In 336, the theologian Arius travelled to Constantinople. Arius had had a trying time over the past few years preceding his visit. The various councils seemed to be confused about what it was that Arius was teaching. At some church councils he had been soundly denounced and removed from his positions inside the Christian Church only to be re-instated by his friends at the next council. At Constantinople, Arius hoped to be reinstated once and for all by the Emperor Constantine himself. But while he was in Constantinople, Arius died. The description of his death is gruesome. It has been said that his intestines and other organs were simply expelled out of his body as he went to relieve himself. For the Christians in the post-Nicene Creed World the death of Arius was the vengeance of God on a man who refused to stop spreading false doctrine. Contemporary researchers openly question if it is possible that Arius was poisoned – that someone in the fourth century simply took matters into their own hands in order to finally stop the heresy.

The heresy that Arius was spreading was simply that Jesus had a beginning –that he was not always co-existent with God. An examination of the Bible during many of the early councils left the framers of the Christian faith convinced that Arius was wrong. Jesus was involved with the creation of the world, he had always been present and he had always co-existed with God the Father.
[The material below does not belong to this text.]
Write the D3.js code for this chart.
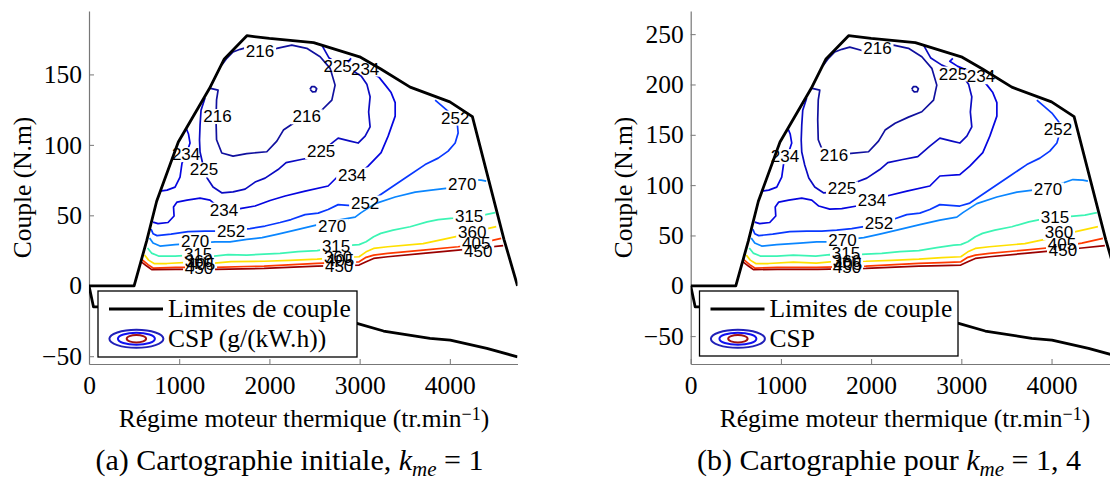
<!DOCTYPE html>
<html>
<head>
<meta charset="utf-8">
<script src="https://cdn.jsdelivr.net/npm/d3@7"></script>
<style>
html,body{margin:0;padding:0;background:#fff;}
svg{display:block;}
</style>
</head>
<body>
<svg id="chart" width="1110" height="480"></svg>
<script>
// ================= DATA =================
const rpmLimits = [0, 4750];
const torqueLimits = [-55.5, 195];           // axis limits for k_me = 1
const rpmTicks = [0, 1000, 2000, 3000, 4000];
const torqueTicksA = [-50, 0, 50, 100, 150];
const torqueTicksB = [-50, 0, 50, 100, 150, 200, 250];
const kmeValues = [1, 1.4];
const kmeTexts = ["1", "1, 4"];
const captionTexts = ["(a) Cartographie initiale, ", "(b) Cartographie pour "];
const legendLimitText = "Limites de couple";
const legendCspTexts = ["CSP (g/(kW.h))", "CSP"];
const xTitle = "Régime moteur thermique (tr.min";
const yTitle = "Couple (N.m)";

// torque limits (k_me = 1 units)
const maxTorqueRpm = [0, 500, 640, 750, 990, 1335, 1500, 1750, 2000, 2490, 3000, 3230, 3560, 4000, 4250, 4600, 4750];
const maxTorque    = [0, 0, 32, 60, 102, 140, 161, 177.5, 175.5, 172.5, 162.5, 154, 141, 130.5, 120, 33, 0];
const minTorqueRpm = [0, 50, 200, 1000, 2000, 2970, 3265, 3780, 4005, 4410, 4750];
const minTorque    = [0, -15, -15, -18, -22, -26.7, -32.1, -37.3, -38.5, -44.4, -50.4];

// CSP iso-lines (rpm, torque for k_me = 1)
const cspLevels = [216, 225, 234, 252, 270, 315, 360, 405, 450];
const csp216a = [[1336,140.3],[1431,138.9],[1414,131.9],[1408,117.8],[1414,103.6],[1472,94.2],[1597,92.0],[1749,93.8],[1971,95.1],[2082,102.7],[2155,110.5],[2266,115.3],[2414,119.7],[2562,123.5],[2692,131.8],[2728,142.4],[2673,154.3],[2562,162.5],[2414,168.5],[2248,170.8],[2082,168.5],[1919,166.6],[1763,169.4],[1675,167.8],[1597,165.9],[1530,161.6],[1472,156.6]];
const csp216b = [[2450,139.5],[2468,141.3],[2500,141.4],[2524,139.9],[2512,137.8],[2478,137.6],[2450,139.5]];
const csp225 = [[1286,133.2],[1242,124.6],[1231,114.0],[1225,103.4],[1231,94.9],[1264,85.7],[1309,76.5],[1375,70.1],[1475,65.9],[1597,66.6],[1730,68.6],[1841,73.6],[1952,76.4],[2096,82.5],[2185,87.4],[2351,89.6],[2517,91.7],[2651,99.1],[2762,104.8],[2895,102.7],[2983,101.3],[3061,106.2],[3116,112.8],[3100,123.3],[3116,134.1],[3080,143.1],[3017,148.8],[2917,153.0],[2784,156.6],[2662,161.6],[2581,170.8]];
const csp234a = [[1076,111.9],[1103,107.7],[1120,101.3],[1087,94.9],[1031,87.1],[1009,77.1],[954,70.0],[865,67.9],[787,67.2]];
const csp234b = [[710,45.2],[765,44.1],[876,44.9],[943,49.5],[937,55.9],[976,59.4],[1087,60.8],[1231,62.2],[1342,60.8],[1420,56.6],[1541,54.4],[1675,54.8],[1841,56.6],[2007,60.5],[2174,63.7],[2396,67.2],[2651,70.8],[2762,77.9],[2983,78.9],[3094,84.9],[3238,94.5],[3316,106.2],[3394,120.4],[3394,130.0],[3349,137.1],[3294,141.7],[3216,147.9],[3094,152.2],[2961,155.7],[2872,159.3],[2906,161.4]];
const csp252 = [[688,40.2],[710,37.0],[754,35.6],[909,36.7],[1098,38.5],[1286,38.8],[1453,38.8],[1619,39.5],[1785,40.6],[1952,42.4],[2118,44.9],[2240,47.0],[2395,50.5],[2540,51.6],[2651,54.1],[2762,57.6],[2983,56.6],[3094,58.7],[3316,68.3],[3538,77.9],[3726,86.0],[3871,90.6],[3981,95.6],[4059,101.3],[4092,108.4],[4081,116.2],[4004,122.6],[3915,127.5],[3837,131.8]];
const csp270 = [[671,33.9],[710,30.3],[787,28.2],[954,29.2],[1209,30.3],[1397,31.2],[1564,31.2],[1749,32.9],[1919,34.2],[2096,36.7],[2285,39.5],[2540,43.4],[2762,46.6],[2950,48.7],[3017,51.9],[3172,58.3],[3394,63.0],[3616,66.5],[3793,67.9],[3981,69.3],[4126,72.9],[4237,75.4],[4347,75.0],[4403,74.3]];
const csp315 = [[649,26.8],[693,23.2],[771,21.1],[954,21.1],[1137,21.8],[1386,21.1],[1542,22.1],[1749,21.8],[1941,22.5],[2118,23.0],[2318,24.3],[2529,25.0],[2728,27.1],[2917,28.9],[2994,29.2],[3072,31.2],[3155,34.8],[3234,37.2],[3371,39.5],[3560,41.9],[3748,45.4],[3871,47.0],[4037,48.0],[4181,49.1],[4370,50.2],[4503,51.9]];
const csp360 = [[616,21.8],[660,18.2],[721,15.8],[862,15.8],[1137,16.8],[1392,16.1],[1575,17.2],[1941,17.4],[2229,18.1],[2529,18.9],[2784,20.0],[2994,20.6],[3072,24.1],[3155,26.5],[3311,27.7],[3704,29.9],[3926,32.9],[4092,35.2],[4243,38.1],[4392,40.2],[4514,42.0]];
const csp405 = [[588,18.6],[654,15.0],[710,12.6],[960,13.1],[1392,13.1],[1941,14.0],[2529,15.9],[2784,16.5],[2994,17.0],[3072,20.2],[3155,21.8],[3311,23.0],[3704,25.3],[4092,27.7],[4336,30.3],[4569,33.6]];
const csp450 = [[580,17.0],[640,14.0],[695,11.5],[960,11.6],[1408,11.6],[1941,12.3],[2529,14.0],[2784,14.3],[2994,14.7],[3072,17.0],[3155,19.4],[3311,20.6],[3704,23.0],[4092,25.3],[4336,26.8],[4591,28.5]];

// contour labels: [level, rpm, torque] (torque in each panel's own units)
const labelsA = [[216,1896,166.6],[216,1425,120.1],[216,2414,119.9],[225,2756,155.6],[234,3061,153.8],[234,1076,93.1],[225,1275,82.2],[225,2573,95.2],[234,2917,78.6],[252,4059,119.0],[234,1497,53.7],[252,3061,58.7],[252,1575,38.5],[270,4137,72.2],[270,2695,41.9],[270,1176,31.4],[315,4214,49.1],[315,2739,27.8],[315,1209,22.5],[360,4248,38.1],[405,4292,30.3],[450,4314,24.6],[360,2761,20.4],[405,2784,18.2],[450,2773,14.0],[360,1220,17.5],[405,1242,15.4],[450,1220,12.6]];
const labelsB = [[216,2071,236.0],[225,2908,210.4],[234,3218,207.7],[252,4072,154.8],[216,1589,129.9],[234,1045,128.3],[225,1677,96.2],[234,2010,85.2],[252,2088,61.9],[270,3961,95.2],[315,4038,67.9],[360,4083,53.0],[405,4116,41.5],[450,4127,34.6],[270,1683,44.5],[315,1722,31.6],[360,1733,24.6],[405,1744,21.2],[450,1733,17.7]];

// ================= DRAWING =================
const W = 1110, H = 480;
const SERIF = "'Liberation Serif','Times New Roman',Times,serif";
const SANS = "'Liberation Sans',Arial,Helvetica,sans-serif";
const svg = d3.select('#chart');
const defs = svg.append('defs');
const colorOf = d3.scaleOrdinal().domain(cspLevels)
  .range(['#10109e','#0a0ac2','#0505e0','#0838ff','#0a86ff','#3cf5b4','#ffe000','#ff3a00','#9a0000']);
const contourSets = [[216,csp216a],[216,csp216b],[225,csp225],[234,csp234a],[234,csp234b],[252,csp252],[270,csp270],[315,csp315],[360,csp360],[405,csp405],[450,csp450]];
const maxPts = maxTorqueRpm.map((r,j)=>[r, maxTorque[j]]);
const minPts = minTorqueRpm.map((r,j)=>[r, minTorque[j]]);

const layouts = [
  {id:'a', left:89, right:517.5, top:11, bottom:364, yLabelX:31, capX:289.5, xTitleX:304, yTicks:torqueTicksA, labels:labelsA, lg:{x:98, y:291, w:259, h:66}},
  {id:'b', left:690.7, right:1119.2, top:11, bottom:364, yLabelX:632, capX:889, xTitleX:905, yTicks:torqueTicksB, labels:labelsB, lg:{x:699.5, y:291, w:258.5, h:65}}
];

layouts.forEach((L, i) => {
  const k = kmeValues[i];
  const x = d3.scaleLinear().domain(rpmLimits).range([L.left, L.right]);
  const y = d3.scaleLinear().domain(torqueLimits.map(v => v * k)).range([L.bottom, L.top]);
  const g = svg.append('g');

  defs.append('clipPath').attr('id', 'clip' + L.id).append('rect')
    .attr('x', L.left).attr('y', L.top).attr('width', L.right - L.left).attr('height', L.bottom - L.top);

  cspLevels.forEach(lv => {
    const m = defs.append('mask').attr('id', `mask${L.id}${lv}`).attr('maskUnits', 'userSpaceOnUse')
      .attr('x', 0).attr('y', 0).attr('width', W).attr('height', H);
    m.append('rect').attr('x', 0).attr('y', 0).attr('width', W).attr('height', H).attr('fill', '#fff');
    L.labels.filter(d => d[0] === lv).forEach(d => {
      m.append('rect').attr('x', x(d[1]) - 16).attr('y', y(d[2]) - 7.5).attr('width', 32).attr('height', 15).attr('fill', '#000');
    });
  });

  // axes
  const ay = d3.axisLeft(y).tickValues(L.yTicks).tickSizeInner(-5).tickSizeOuter(0).tickPadding(7);
  const ax = d3.axisBottom(x).tickValues(rpmTicks).tickSizeInner(-5).tickSizeOuter(0).tickPadding(12).tickFormat(d3.format('d'));
  const gy = g.append('g').attr('transform', `translate(${L.left},0)`).call(ay);
  const gx = g.append('g').attr('transform', `translate(0,${L.bottom})`).call(ax);
  [gx, gy].forEach(a => {
    a.attr('font-family', null).attr('font-size', null);
    a.select('.domain').attr('stroke', '#777').attr('stroke-width', 1.2);
    a.selectAll('.tick line').attr('stroke', '#777').attr('stroke-width', 1);
    a.selectAll('.tick text').attr('fill', '#000').style('font-family', SERIF).style('font-size', '25.5px');
  });

  // plot content
  const plot = g.append('g').attr('clip-path', `url(#clip${L.id})`);
  const line = d3.line().x(d => x(d[0])).y(d => y(d[1] * k));
  contourSets.forEach(([lv, pts]) => {
    plot.append('path').attr('d', line(pts)).attr('fill', 'none').attr('stroke', colorOf(lv))
      .attr('stroke-width', 1.7).attr('stroke-linejoin', 'round').attr('mask', `url(#mask${L.id}${lv})`);
  });
  [maxPts, minPts].forEach(pts => {
    plot.append('path').attr('d', line(pts)).attr('fill', 'none').attr('stroke', '#000')
      .attr('stroke-width', 2.8).attr('stroke-linejoin', 'round');
  });

  // contour labels
  g.append('g').selectAll('text').data(L.labels).enter().append('text')
    .attr('x', d => x(d[1])).attr('y', d => y(d[2]))
    .attr('text-anchor', 'middle').attr('dominant-baseline', 'central')
    .style('font-family', SANS).style('font-size', '17px').attr('fill', '#000')
    .text(d => d[0]);

  // legend
  const lg = svg.append('g');
  lg.append('rect').attr('x', L.lg.x).attr('y', L.lg.y).attr('width', L.lg.w).attr('height', L.lg.h)
    .attr('fill', '#fff').attr('stroke', '#000').attr('stroke-width', 1.3);
  lg.append('line').attr('x1', L.lg.x + 11).attr('x2', L.lg.x + 65).attr('y1', 309).attr('y2', 309)
    .attr('stroke', '#000').attr('stroke-width', 3);
  lg.append('text').attr('x', L.lg.x + 70).attr('y', 317).style('font-family', SERIF).style('font-size', '25.5px').text(legendLimitText);
  const ecx = L.lg.x + 38.4, ecy = 338.8;
  [[27, 9, '#2020b8'], [18.5, 6, '#1010f0'], [9.7, 3.7, '#a01010']].forEach(([rx, ry, c]) => {
    lg.append('ellipse').attr('cx', ecx).attr('cy', ecy).attr('rx', rx).attr('ry', ry)
      .attr('fill', 'none').attr('stroke', c).attr('stroke-width', 2);
  });
  lg.append('text').attr('x', L.lg.x + 70).attr('y', 347).style('font-family', SERIF).style('font-size', '25.5px').text(legendCspTexts[i]);

  // axis titles
  const xt = svg.append('text').attr('x', L.xTitleX).attr('y', 427).attr('text-anchor', 'middle')
    .style('font-family', SERIF).style('font-size', '25.5px');
  xt.append('tspan').text(xTitle);
  xt.append('tspan').attr('dy', -7).style('font-size', '18px').text('\u22121');
  xt.append('tspan').attr('dy', 7).text(')');

  svg.append('text').attr('transform', `translate(${L.yLabelX},${(L.top + L.bottom) / 2}) rotate(-90)`)
    .attr('text-anchor', 'middle').style('font-family', SERIF).style('font-size', '25.5px').text(yTitle);

  // caption
  const cap = svg.append('text').attr('x', L.capX).attr('y', 470).attr('text-anchor', 'middle')
    .style('font-family', SERIF).style('font-size', '30px');
  cap.append('tspan').text(captionTexts[i]);
  cap.append('tspan').style('font-style', 'italic').text('k');
  cap.append('tspan').style('font-style', 'italic').style('font-size', '21px').attr('dy', 6).text('me');
  cap.append('tspan').attr('dy', -6).text(' = ' + kmeTexts[i]);
});
</script>
</body>
</html>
According to the Church Fathers, Jesus left his throne in heaven to be born of Mary. Part of the wonder of the incarnation is that God would willingly step out of heaven and come to earth – giving up in the bargain his existence in heaven to born in a forgotten manger on the earth. Arius seemed to believe and teach that Jesus existence started in the manger of Bethlehem. For the early church leaders, this was a teaching that had to be denounced.

And so the NIV phrases this verse using the words “one and only son” instead of the King James Version’s “only begotten son.” And part of the reason heralds back to the controversy that the church had with Arius 1600 years ago. For many, the phrase which has found its way into modern Christian thinking is that the assertion that Jesus was the “only begotten of the Father” comes way too close to the heresy of Arius – that there was a time when Jesus wasn’t.

Maybe it would be better to say that Jesus was the “only unbegotten of the Father’ – although the convoluted meaning of that phrase is somewhat contradictory. But the truth that the church has attested to down through the ages is that no matter what has happened throughout the long corridors of time that Jesus – as well as the other members of the Triune Godhead – has always been there. And maybe even more comforting to us is the related thought the Jesus always will be there. He will prevail through whatever it is that you are struggling with today.